Data Security
Until the very early 2000’s, many schools and colleges used a Social Security Number as a unique identifier for students. The number was posted in many places and made available to teachers on class rosters. My high school ID card, which students were required to wear, had my social security number in large print next to my name (along with a barcode). When I came to college, professors would often post your SSN on the wall with your grades. Sometimes they’d even include your name.
As identity theft became increasingly common, universities and schools moved away from using the SSN as a unique identifier - NC State made this switch in 2005. Even after that, you could Google your SSN and find where professors posted their rosters with SSNs on their web space so they could download it at home.
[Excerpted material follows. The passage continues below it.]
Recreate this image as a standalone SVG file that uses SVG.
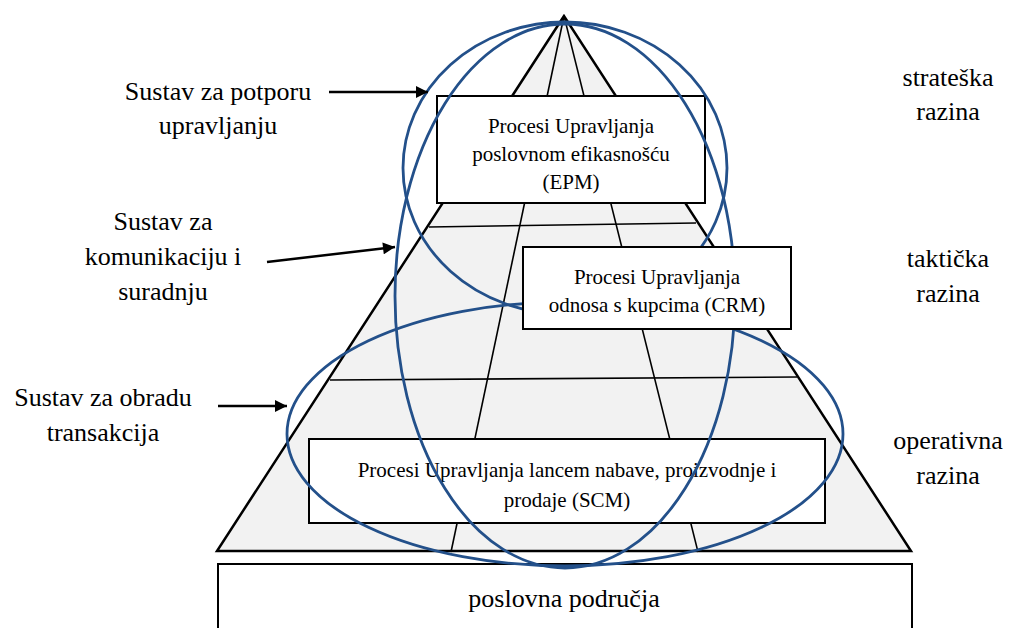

Nowadays, we’re much more security conscious - breaches like this would be major news stories and catastrophic events for which people would almost certainly lose their jobs. However, “not collecting and distributing SSNs” is only part of a data security policy. Schools should identify PII (personally identifiable information) and ensure that teachers only have access to the data that they need to do their jobs (principle of least privilege). For example, a birthday (month and day) is probably helpful for a teacher to know. However, a birthdate (combined with a name) is PII that can be used to steal an identity if disclosed. Schools have policies identifying public directory information (usually SIS/PowerSchool ID, name, address, grade level) as permitted under FERPA. Beyond that, schools typically have (or are developing) policies about what information staff in different roles are allowed to collect or have access to. North Carolina has rules that go beyond FERPA with the NC Student Privacy Act. The State Security Standards are also a good place to start.
Beyond identifying what data staff are allowed to collect, a CTO is often required to identify storage locations for the PII that teachers are allowed to have. In general, a laptop is a bad place to store data due to the risk of theft, and a flash drive is typically forbidden for the same reason. Conventional wisdom used to be that PII should only be stored on local servers. However, that is evolving as cloud infrastructure becomes more secure and organizations move away from traditional servers. NC State for example, allows the NC State owned Google Drive account to be used to store PII. The rationale is that because NC State requires two-factor authentication, it is more secure than on campus. The caveat here is that Google Drive makes it very easy to make files public, which is a risk that must be managed. Wake County Public Schools addresses this issue by providing both Google Drive and Microsoft One Drive - they only allow PII to be stored in One Drive because they have disabled the ability to share files outside of the Wake County staff network within the One Drive ecosystem.
It’s important to differentiate for staff the difference between GSuite and personally owned Google Drive accounts, for example. As discussed earlier in the course, Google has a separate data processing agreement for GSuite and a FERPA compliance statement. This allows data to be stored in an GSuite account that couldn’t be stored in a personal account (the same is true for any service like Office 365, Dropbox, etc.).
NC State has developed a data elements matrix that categorizes different elements based on the various laws. Green data is public, yellow data is quasi-public. Red data is restricted and purple data requires special handling to store. Along with the table of data elements, there is a storage locations table that defines where data may be stored. Many school districts are adopting similar tables for staff to understand who may access data. Some districts are also adding a third dimension which defines who data may be shared with. Any parent has legal rights to any record about their child under FERPA (however counseling records are confidential and many districts also keep library checkouts and Internet history confidential, unless there’s an issue). For other staff, the principle of least privilege suggests that they should only have access if their job requires them to have access to that data.
All of this falls under the umbrella of data governance: that systems and structures exist to ensure that the data collected are known and that collection procedures are followed and that data are properly handled. Other principles of data governance include:
- Data Inventories: Knowing what data are collected, where it lives, and how it’s used.
- Data Architecture: Structuring your data for the most efficient collection and use.
- Data Minimization: Collecting only the data that is needed, and no more.
- Data lifecycle: Destroying data when it’s no longer needed.
- Small Cell Suppression: In analysis of aggregate data, ensuring that data doesn’t become identifiable by the process of disaggregation (e.g., running an analysis on a kindergarten classroom and breaking down by race, sex, and economic status meaning only one or two students are in the analysis group).